Screw it, Netflix just isn't going to tell you how many subscribers they have any more

Netflix—already mega-secretive about viewership—announced today it'll soon be releasing even fewer numbers about its performance.

Screw it, Netflix just isn't going to tell you how many subscribers they have any more
Netflix Photo: Jakub Porzycki/NurPhoto

One of the big things that happened, when the rise of streaming TV kicked off roughly a decade ago, is that everybody got very cagey about numbers, very quickly. Netflix was the first to get the big idea, of course, realizing that, since they’d essentially sidestepped Nielsen ratings entirely (with the polling company only recently able to offer even loose numbers of its own to track who’s watching what), it didn’t do anybody any good to tell the public what they weren’t watching. This strategic (if annoying) secrecy surrounding ratings kicked off a whole era where the only time you heard numbers from any of the streamers was when they could find a way to spin something extremely positive—an endless cavalcade of “biggest premiere this week!,” “hottest weekend launch!,” “most watched Arbor Day release ever!” accolades.
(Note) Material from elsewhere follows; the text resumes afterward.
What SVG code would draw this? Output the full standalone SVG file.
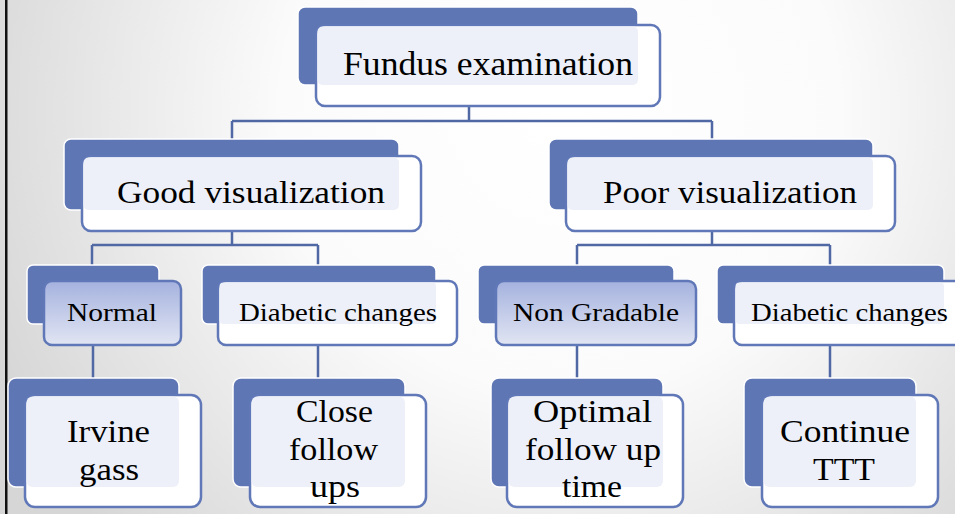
<svg xmlns="http://www.w3.org/2000/svg" width="955" height="514" viewBox="0 0 955 514">
<defs>
<radialGradient id="bg" cx="560" cy="110" r="620" gradientUnits="userSpaceOnUse">
<stop offset="0" stop-color="#ffffff"/>
<stop offset="0.45" stop-color="#fbfbfb"/>
<stop offset="1" stop-color="#d6d6d6"/>
</radialGradient>
<linearGradient id="grad" x1="0" y1="0" x2="0" y2="1">
<stop offset="0" stop-color="#a5b2de"/>
<stop offset="1" stop-color="#e1e5f3"/>
</linearGradient>
<style>
.back{fill:#5f76b4;stroke:#ffffff;stroke-width:1.5}
.front{fill:#ffffff;stroke:#6078b7;stroke-width:2.5}
.frontg{fill:url(#grad);stroke:#6078b7;stroke-width:2.5}
.pale{fill:#edf0f8}
.conn{fill:none;stroke:#5068a3;stroke-width:2.5}
text{font-family:"Liberation Serif","Times New Roman",serif;fill:#000;text-anchor:middle}
.t1{font-size:33px}
.t2{font-size:31px}
.t3{font-size:26px}
.t4{font-size:32px}
</style>
</defs>
<rect x="0" y="0" width="955" height="514" fill="url(#bg)"/>
<rect x="5" y="0" width="2.5" height="514" fill="#111"/>
<g id="connectors">
<path class="conn" d="M469,106 V121 M232,121 H712 M232,121 V139 M712,121 V139"/>
<path class="conn" d="M232,231 V245 M92,245 H318 M92,245 V265 M318,245 V265"/>
<path class="conn" d="M712,231 V245 M577,245 H830 M577,245 V265 M830,245 V265"/>
<path class="conn" d="M93,345 V378 M318,345 V378 M577,345 V378 M830,345 V378"/>
</g>
<g id="fundus">
<rect class="back" x="298" y="7" width="340" height="78" rx="7"/>
<rect class="front" x="316" y="25" width="344" height="81" rx="9"/>
<rect class="pale" x="317.5" y="26.5" width="320.5" height="58.5" rx="5"/>
<text class="t1" x="488" y="75" textLength="290" lengthAdjust="spacingAndGlyphs">Fundus examination</text>
</g>
<g id="good">
<rect class="back" x="64" y="139" width="335" height="71" rx="7"/>
<rect class="front" x="82" y="156" width="339" height="75" rx="9"/>
<rect class="pale" x="83.5" y="157.5" width="315.5" height="52.5" rx="5"/>
<text class="t2" x="251" y="203" textLength="268" lengthAdjust="spacingAndGlyphs">Good visualization</text>
</g>
<g id="poor">
<rect class="back" x="549" y="139" width="324" height="71" rx="7"/>
<rect class="front" x="566" y="156" width="329" height="75" rx="9"/>
<rect class="pale" x="567.5" y="157.5" width="305.5" height="52.5" rx="5"/>
<text class="t2" x="730" y="203" textLength="254" lengthAdjust="spacingAndGlyphs">Poor visualization</text>
</g>
<g id="normal">
<rect class="back" x="27" y="265" width="132" height="59" rx="6"/>
<rect class="frontg" x="44" y="281" width="137" height="64" rx="8"/>
<text class="t3" x="112" y="321" textLength="90" lengthAdjust="spacingAndGlyphs">Normal</text>
</g>
<g id="diabetic-left">
<rect class="back" x="202" y="265" width="234" height="59" rx="6"/>
<rect class="front" x="218" y="281" width="239" height="64" rx="8"/>
<rect class="pale" x="219.5" y="282.5" width="216.5" height="41.5" rx="4"/>
<text class="t3" x="338" y="321" textLength="198" lengthAdjust="spacingAndGlyphs">Diabetic changes</text>
</g>
<g id="nongradable">
<rect class="back" x="478" y="265" width="196" height="59" rx="6"/>
<rect class="frontg" x="496" y="281" width="200" height="64" rx="8"/>
<text class="t3" x="596" y="321" textLength="166" lengthAdjust="spacingAndGlyphs">Non Gradable</text>
</g>
<g id="diabetic-right">
<rect class="back" x="717" y="265" width="227" height="59" rx="6"/>
<rect class="front" x="734" y="281" width="240" height="64" rx="8"/>
<rect class="pale" x="735.5" y="282.5" width="208.5" height="41.5" rx="4"/>
<text class="t3" x="849.5" y="321" textLength="197" lengthAdjust="spacingAndGlyphs">Diabetic changes</text>
</g>
<g id="irvine">
<rect class="back" x="8" y="378" width="171" height="109" rx="8"/>
<rect class="front" x="25" y="395" width="176" height="112" rx="10"/>
<rect class="pale" x="26.5" y="396.5" width="152.5" height="90.5" rx="6"/>
<text class="t4" x="108.5" y="442" textLength="83" lengthAdjust="spacingAndGlyphs">Irvine</text>
<text class="t4" x="109" y="480" textLength="60" lengthAdjust="spacingAndGlyphs">gass</text>
</g>
<g id="close">
<rect class="back" x="233" y="378" width="172" height="109" rx="8"/>
<rect class="front" x="250" y="395" width="176" height="112" rx="10"/>
<rect class="pale" x="251.5" y="396.5" width="153.5" height="90.5" rx="6"/>
<text class="t4" x="334.5" y="422" textLength="77" lengthAdjust="spacingAndGlyphs">Close</text>
<text class="t4" x="333.5" y="460" textLength="89" lengthAdjust="spacingAndGlyphs">follow</text>
<text class="t4" x="335" y="497" textLength="50" lengthAdjust="spacingAndGlyphs">ups</text>
</g>
<g id="optimal">
<rect class="back" x="491" y="378" width="172" height="109" rx="8"/>
<rect class="front" x="507" y="395" width="176" height="112" rx="10"/>
<rect class="pale" x="508.5" y="396.5" width="154.5" height="90.5" rx="6"/>
<text class="t4" x="592.5" y="422" textLength="119" lengthAdjust="spacingAndGlyphs">Optimal</text>
<text class="t4" x="593" y="460" textLength="136" lengthAdjust="spacingAndGlyphs">follow up</text>
<text class="t4" x="592" y="497" textLength="60" lengthAdjust="spacingAndGlyphs">time</text>
</g>
<g id="continue">
<rect class="back" x="744" y="378" width="172" height="109" rx="8"/>
<rect class="front" x="762" y="395" width="176" height="112" rx="10"/>
<rect class="pale" x="763.5" y="396.5" width="152.5" height="90.5" rx="6"/>
<text class="t4" x="845" y="442" textLength="130" lengthAdjust="spacingAndGlyphs">Continue</text>
<text class="t4" x="844" y="480" textLength="62" lengthAdjust="spacingAndGlyphs">TTT</text>
</g>
</svg>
The one place the public (and, indeed, Netflix creators, who aren’t any happier about most of this stuff) could usually get straight numbers was in subscriber counts, usually released as part of the various entertainment giants’ quarterly reports to their shareholders. But now, even that little island of certainty is going away, as Netflix announced today that it’s no longer releasing subscription numbers. According to the streamer, starting in 2025 it’s not telling people how many subscribers it has, or how much money it gets per customer, claiming that its “best proxy for customer satisfaction” is simply “engagement,” i.e., how many minutes people spend with the service.

There is an argument to be made here: Given that Netflix has branched out, in the last year or so, into running ads on the service—and muddled both subscriber numbers and revenue with their crackdown on password sharing, which allows users to pay a separate fee to add people to their existing plans—it’s not hard to understand why engagement would have become more important of late, rising to the top of the pile of metrics the company uses to gauge success.

Still, it’s also not hard to see the decision to retreat from the “Who’s got the most subscribers?” stakes as, well, a bald-faced effort to avoid embarrassment (and even, potentially, lawsuits; the company got sued for missing projections a few years back, when numbers dipped for the first time in basically forever). The upshot of all this is that we’ll soon have even less data on how well the streamers are actually doing—a shift that serves Netflix, and pretty much nobody else.

Ironically, Netflix announced the news alongside some of its best new numbers in recent memories, revealing global subscribership has climbed to 270 million. Maybe they just want to go out on top.